Reivindicação de leis estaduais

Não faz parte da tradição brasileira os estados legislarem sobre Direito Penal. Desde a Constituição Republicana de 1891, reservou-se à União, privativamente, poderes para editar normas de Direito Criminal (artigo 34, parágrafo 23). Nos Estados Unidos da América, ao inverso, os 50 estados possuem legislação própria e assim, por exemplo, uns permitem a pena de morte e outros não.

Entretanto, embora não tenhamos história e tradição em legislar sobre Direito Penal, temos sobre Processo Penal. Isto porque, a partir da Constituição Republicana de 1891, os estados-membros tinham competência para legislar sobre processo em geral. Todavia, como lembra Julio Fabbrini Mirabete, poucos se utilizaram dessa capacidade de legislar (Processo Penal, 2ª. ed., p. 38).

Por isso mesmo, como lembra José Henrique Pierangelli, José Frederico Marques sempre foi crítico da legislação estadual (Evolução histórica do Processo Penal Brasileiro, p. 120), ensinando mais adiante o professor e procurador da Justiça que foi a Constituição promulgada em 16 de julho de 1934 que pôs fim ao sistema pluralista, ao estabelecer que competia privativamente à União legislar sobre direito processual (Processo Penal. Evolução Histórica e Fontes Legislativas, Ed. Jalovi, p. 166).
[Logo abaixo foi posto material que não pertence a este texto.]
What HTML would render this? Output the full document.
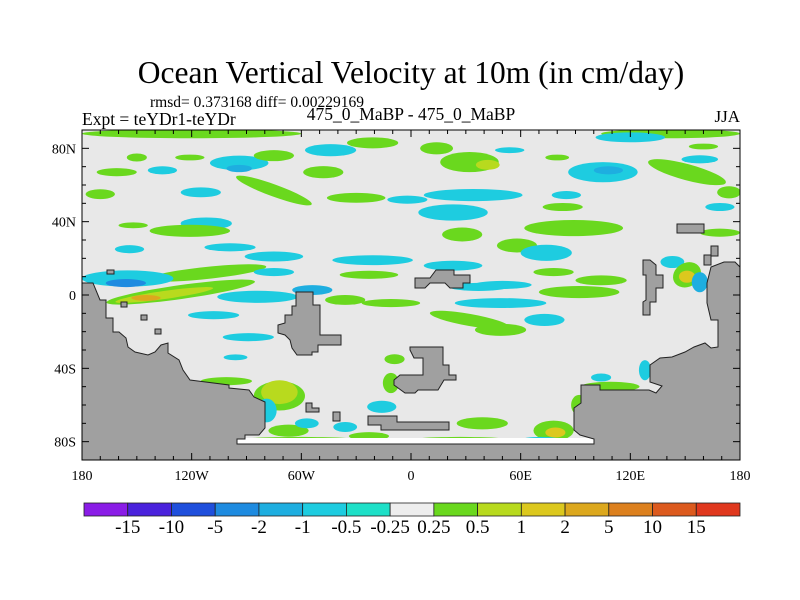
<!DOCTYPE html>
<html><head><meta charset="utf-8"><style>
html,body{margin:0;padding:0;background:#fff;}
svg{display:block;font-family:"Liberation Serif",serif;}
</style></head><body>
<svg id="c" width="800" height="600">
<text x="411" y="83" font-size="31.5" text-anchor="middle">Ocean Vertical Velocity at 10m (in cm/day)</text>
<text x="150" y="107" font-size="15.5">rmsd= 0.373168 diff= 0.00229169</text>
<text x="82" y="125" font-size="17.5">Expt = teYDr1-teYDr</text>
<text x="411" y="120" font-size="17.5" text-anchor="middle">475_0_MaBP - 475_0_MaBP</text>
<text x="740" y="122" font-size="17" text-anchor="end">JJA</text>
<clipPath id="mc"><rect x="82" y="130" width="658" height="330"/></clipPath>
<g id="map" clip-path="url(#mc)">
<rect x="82" y="130" width="658" height="330" fill="#e8e8e8"/>
</g>
<g id="land"></g>
<rect x="82" y="130" width="658" height="330" fill="none" stroke="#000" stroke-width="1"/>
<g id="axes"></g>
<g id="cbar"></g>
</svg>
<script>
const levelLabels=["-15","-10","-5","-2","-1","-0.5","-0.25","0.25","0.5","1","2","5","10","15"];
const levelColors=["#8a1ce6","#4a22dc","#1f4fdc","#1e8be0","#1eaee0","#1ecce0","#1ee0c8","#eeeeee","#6ad81e","#b8da1e","#dcc81e","#dca81e","#dc801e","#dc5a1e","#e0381e"];
const lonTicks=[-180,-120,-60,0,60,120,180];
const lonTickLabels=["180","120W","60W","0","60E","120E","180"];
const latTicks=[80,40,0,-40,-80];
const latTickLabels=["80N","40N","0","40S","80S"];
const pLon=[-120,142, -150,-121,-94,-94,-75,-44,-21,-161,-136,-48,-75,-115,-170,-30,-2,-112,-121,-152,-154,-99,-75,-21,-112,-155,-156,-126,-135,-145,-75,-54,
-23,-84,-108,-36,-11,49,37,92,104,32,49,73,-89,-57,-96,-9,-11,-101,-72,-72,-79,-67,-57,-36,-23,-16,39,78,79,128,109,104,92,-61,27,71,
32,42,14,54,80,120,160,105,108,151,158,174,34,85,83,23,89,28,58,74,23,169,169,143,151,151,158,78,50];
const pLat=[88,88, 75,75,72,69,76,79,83,67,68,67,57,56,55,53,52,39,35,38,25,26,21,19,12,9,6.5,1.6,0,-1.6,12.5,2.7,
11,-1,-11,-2.7,-4.4,-4.4,4.4,1.6,8,-13.6,-19,-13.6,-23,-28,-34,-35,-48,-47,-55,-53,-63,-74,-70,-72,-77,-61,-70,-74,-75,-41,-50,-45,-60,-79,-79,-79,
72.5,71,80,79,75,86,81,67,68,67,74,56,54.5,54.5,48,45,36.5,33,27,23,16,48,34,18,11,10,7,12.5,5.5];
const pDLon=[60,38, 5.5,8,16,7,11,14,14,11,8,11,22,11,8,16,11,14,22,8,8,14,16,22,33,25,11,41,27,8,11,11,
16,22,14,11,16,25,16,22,14,22,14,11,14,5.5,6.5,5.5,4.4,14,14,10,5.5,11,6.5,6.5,11,8,14,11,5.5,3.3,16,5.5,4.4,33,27,11,
16,6.5,9,8,6.5,19,8,19,8,22,10,6.5,27,8,11,19,27,11,11,14,16,8,11,6.5,8,4.4,4.4,11,16];
const pDLat=[2.5,2.5, 2.2,1.6,4,2,3,3.3,3,2.2,2.2,3.3,3.3,2.7,2.7,2.7,2.2,3.3,3.3,1.6,2.2,2.2,2.7,2.7,3.3,4.4,2.2,3.8,2.2,1.6,2.2,2.7,
2.2,3.3,2.2,2.7,2.2,2.7,2.2,3.3,2.7,3.3,3.3,3.3,2.2,2.2,1.6,2.7,5.5,2.2,8,6.5,6.5,3.3,2.7,2.7,2.2,3.3,3.3,5.5,2.7,5.5,2.7,2.2,5.5,1.6,1.6,1.6,
5.5,2.7,3.3,1.6,1.6,2.7,1.6,5.5,2.2,4.4,2.2,3.3,3.3,2.2,2.2,4.4,4.4,3.8,3.8,4.4,2.7,2.2,2.2,3.3,6.5,3.3,5.5,2.2,2.2];
const pLev=[8,8, 8,8,5,4,8,5,8,8,5,8,8,5,8,8,5,5,8,8,5,5,5,5,8,5,3,8,9,11,5,4,
8,5,5,8,8,5,5,8,8,8,8,5,5,8,5,8,8,8,8,9,5,8,5,5,8,5,8,8,10,5,8,5,8,8,8,5,
8,9,8,5,8,5,8,5,4,8,5,8,5,5,8,5,8,8,8,5,5,5,8,5,8,10,4,8,5];
const pRot=[0,0, 0,0,0,0,0,0,0,0,0,0,20,0,0,0,0,0,0,0,0,0,0,0,-6,0,0,-8,-8,0,0,0,
0,0,0,0,0,0,0,0,0,10,0,0,0,0,0,0,0,0,0,0,0,0,0,0,0,0,0,0,0,0,0,0,0,0,0,0,
0,0,0,0,0,0,0,0,0,15,0,0,0,0,0,0,0,0,0,0,0,0,0,0,-30,0,0,0,0];
const X0=82,X1=740,Y0=130,Y1=460;
const xOf=lon=>X0+(lon+180)/360*(X1-X0);
const yOf=lat=>Y0+(90-lat)/180*(Y1-Y0);
const NS="http://www.w3.org/2000/svg";
const map=document.getElementById('map');
for(let i=0;i<pLon.length;i++){
  const e=document.createElementNS(NS,'ellipse');
  const cx=xOf(pLon[i]),cy=yOf(pLat[i]);
  e.setAttribute('cx',cx);e.setAttribute('cy',cy);
  e.setAttribute('rx',pDLon[i]*(X1-X0)/360);e.setAttribute('ry',pDLat[i]*(Y1-Y0)/180);
  e.setAttribute('fill',levelColors[pLev[i]]);
  if(pRot[i])e.setAttribute('transform','rotate('+pRot[i]+' '+cx+' '+cy+')');
  
  
  map.appendChild(e);
}
const landPolys=[
"82,283 93,283 100,300 106,300 106,318 113,318 113,332 119,332 126,338 128,347 135,352 148,355 155,352 161,345 168,343 168,353 179,360 183,370 190,380 229,385 229,388 249,390 254,397 265,402 265,428 259,435 245,435 245,439 237,439 237,444 594,444 594,439 580,435 574,430 574,408 581,403 581,385 600,385 600,390 649,390 656,393 662,386 650,382 650,365 660,358 672,357 685,352 694,347 705,343 711,348 718,347 718,320 711,320 707,303 707,283 711,267 724,262 735,262 740,267 740,460 82,460",
"292,306 296,306 296,292 313,292 313,305 320,305 320,335 341,335 341,345 318,345 318,352 312,352 312,355 297,355 292,348 290,340 285,335 278,333 278,325 285,323 285,315 292,315",
"410,347 443,347 443,365 449,365 449,375 456,375 456,380 444,380 438,390 418,390 415,393 405,393 394,385 394,380 400,375 423,375 423,358 414,358 410,350",
"415,278 430,278 436,270 454,270 454,275 470,275 470,283 463,283 463,288 450,288 445,283 430,283 425,288 415,288",
"368,416 397,416 397,422 449,422 449,430 381,430 381,425 368,425",
"643,260 650,260 656,265 656,275 663,275 663,288 656,288 656,302 650,302 650,315 643,315 643,302 646,300 646,275 643,275",
"677,224 704,224 704,233 677,233","711,246 718,246 718,256 711,256","704,255 711,255 711,265 704,265",
"306,403 312,403 312,408 319,408 319,412 306,412","333,412 340,412 340,421 333,421",
"107,270 114,270 114,274 107,274","121,302 127,302 127,307 121,307","141,315 147,315 147,320 141,320","155,329 161,329 161,334 155,334"];
const land=document.getElementById('land');
const ws=document.createElementNS(NS,'rect');
ws.setAttribute('x',237);ws.setAttribute('y',438);ws.setAttribute('width',357);ws.setAttribute('height',6);ws.setAttribute('fill','#ffffff');


map.appendChild(ws);
landPolys.forEach(p=>{
  const g=document.createElementNS(NS,'polygon');
  g.setAttribute('points',p);g.setAttribute('fill','#a0a0a0');g.setAttribute('stroke','#222');g.setAttribute('stroke-width','1');
  
  
  land.appendChild(g);
});
const axes=document.getElementById('axes');
function line(x1,y1,x2,y2,n){const l=document.createElementNS(NS,'line');l.setAttribute('x1',x1);l.setAttribute('y1',y1);l.setAttribute('x2',x2);l.setAttribute('y2',y2);l.setAttribute('stroke','#000');


axes.appendChild(l);}
function text(x,y,s,a,n){const t=document.createElementNS(NS,'text');t.setAttribute('x',x);t.setAttribute('y',y);t.setAttribute('font-size','14');t.setAttribute('text-anchor',a);t.textContent=s;


axes.appendChild(t);}
for(let lon=-180;lon<=180;lon+=10){const x=xOf(lon),L=lon%60===0?7:4;line(x,Y0,x,Y0+L,'x-tick');line(x,Y1,x,Y1-L,'x-tick');}
for(let lat=-90;lat<=90;lat+=10){const y=yOf(lat),L=lat%40===0?7:4;line(X0,y,X0+L,y,'y-tick');line(X1,y,X1-L,y,'y-tick');}
lonTicks.forEach((v,i)=>text(xOf(v),480,lonTickLabels[i],'middle','x-tick-label'));
latTicks.forEach((v,i)=>text(X0-6,yOf(v)+5,latTickLabels[i],'end','y-tick-label'));
const cb=document.getElementById('cbar');
const cbX0=84,cbX1=740,cbY=503,cbH=13,bw=(cbX1-cbX0)/levelColors.length;
levelColors.forEach((c,i)=>{const r=document.createElementNS(NS,'rect');r.setAttribute('x',cbX0+i*bw);r.setAttribute('y',cbY);r.setAttribute('width',bw);r.setAttribute('height',cbH);r.setAttribute('fill',c);r.setAttribute('stroke','#222');r.setAttribute('stroke-width','0.8');


cb.appendChild(r);});
levelLabels.forEach((s,i)=>{const t=document.createElementNS(NS,'text');t.setAttribute('x',cbX0+(i+1)*bw);t.setAttribute('y',533);t.setAttribute('font-size','19');t.setAttribute('text-anchor','middle');t.textContent=s;


cb.appendChild(t);});
</script>
</body></html>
Portanto, não só nos falta experiência para legislar sobre Direito Penal, como a existente sobre Processo Penal revelou-se inapropriada.

Conclusão

Em breve síntese, a tentativa de buscar, por meio de leis estaduais, atenuar-se o problema da criminalidade, ao que tudo indica não será o melhor caminho, acabando os estados por se omitirem na elaboração de seus códigos e adotando o da União ou, após casos pontuais, editarem códigos (ou leis isoladas), sob o clamor de pressão popular. Outras vias devem ser tentadas e com a máxima urgência, entre elas a de aproximar as normas constitucionais e legais da realidade brasileira.